Bigger things will be expected of Perry next term. Industrious big men Paul Clough and then Sean Magennis were also ruled out for large chunks of the year, meaning the burden as ever fell upon the broad shoulders of skipper James Graham. Graham juggled the captaincy, his heavy workload and the speculation around his eventual departure to NRL giants Canterbury Bulldogs in an admirable way, with the flame-haired from rower’s indomitable displays leading by example.
The injury curse struck all sectors of the side – halves, front row and outside backs. Ade Gardner’s Achilles injury, picked up at the end of May, was a big blow. The Cumbrian, who is enjoying his testimonial year, showed a huge improvement in the opening four months of the campaign after being overlooked by Mick Potter in the previous year’s Grand Final. Gardner grabbed eight tries, but his worth was seen more in the quick yards that he made clearing the line.
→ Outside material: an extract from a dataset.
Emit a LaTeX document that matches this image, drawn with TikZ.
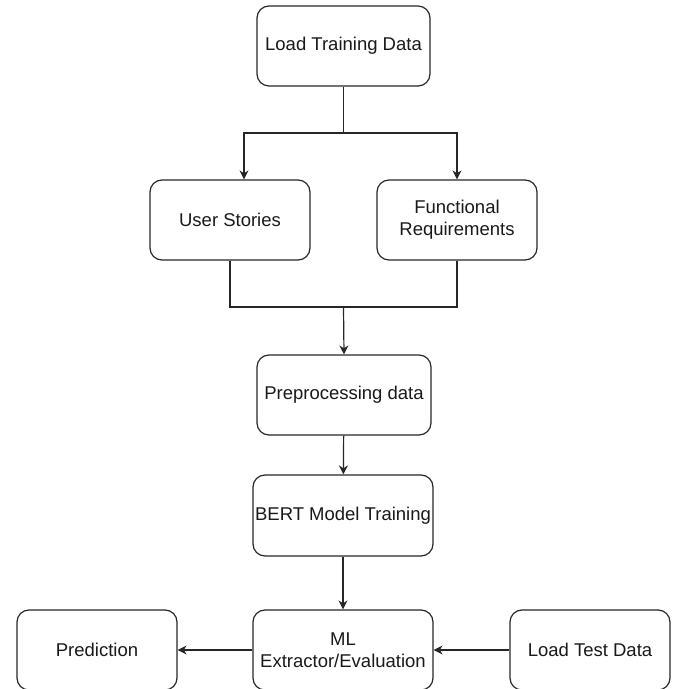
\documentclass[tikz,border=0pt]{standalone}
\usepackage{fontspec}
\setmainfont{Liberation Sans}
\usetikzlibrary{arrows.meta, positioning, calc}

\begin{document}
\begin{tikzpicture}[x=1pt, y=1pt,
    box/.style={draw=black!85, line width=1.2pt, rounded corners=12pt, minimum height=80pt, inner sep=0pt, align=center, font=\fontsize{18.5}{22}\selectfont, text=black!90},
    flow/.style={draw=black!85, line width=1.2pt, -{Stealth[length=9pt, width=9pt]}},
    line/.style={draw=black!85, line width=1.2pt}]
\useasboundingbox (0,0) rectangle (676,689);

\node[box, minimum width=173pt] (load) at (343.5,643) {Load Training Data};

\node[box, minimum width=160pt] (stories) at (230,469) {User Stories};
\node[box, minimum width=160pt] (reqs) at (457,469) {Functional\\Requirements};

\node[box, minimum width=174pt] (prep) at (344,294) {Preprocessing data};
\node[box, minimum width=180pt, minimum height=81pt] (bert) at (343,173.5) {BERT Model Training};

\node[box, minimum width=180pt] (ml) at (343,39) {ML\\Extractor/Evaluation};
\node[box, minimum width=160pt] (pred) at (97,39) {Prediction};
\node[box, minimum width=160pt] (test) at (590,39) {Load Test Data};

% split and join points
\coordinate (split) at (343.5,556);
\coordinate (join) at (343.5,382);

\draw[line] (load.south) -- (split);
\draw[flow] (split) -| ([xshift=14pt]stories.north);
\draw[flow] (split) -| (reqs.north);

\draw[line] (stories.south) |- (join);
\draw[line] (reqs.south) |- (join);
\draw[flow] (join) -- (prep.north);

\draw[flow] (prep) -- (bert);
\draw[flow] (bert) -- (ml);
\draw[flow] (ml) -- (pred);
\draw[flow] (test) -- (ml);
\end{tikzpicture}
\end{document}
As keen as Jamie Foster and Tommy Makinson are, it was an aspect of play that the two young wings found hard to replicate but they matured with each game. Shenton, whose defence was first class at the start of the year and was brought more into attacking play once Lomax started operating more effectively on the right hand side. Statistics will show saints lost their fifth Grand Final in a row and their third Challenge Cup semi-final on the spin, leaving them without a pot for three years – the longest they have gone without needing a silver polisher since the early 90s. But another statistic gives a healthier prognosis – Saints were top of the home grown chart for the fifth year in a row.
This term 67 per cent of the playing squad – 11 players out of the match day 17 – were brought up through the club ranks. That stat is head and shoulders above the club’s main rivals.
It means that the club will be going into their bright, spanking new stadium full of optimism and with a team that, with the odd augmentation from Down Under and a couple of naturalised Tykes, will have ‘Made in St Helens’ branded across their chests.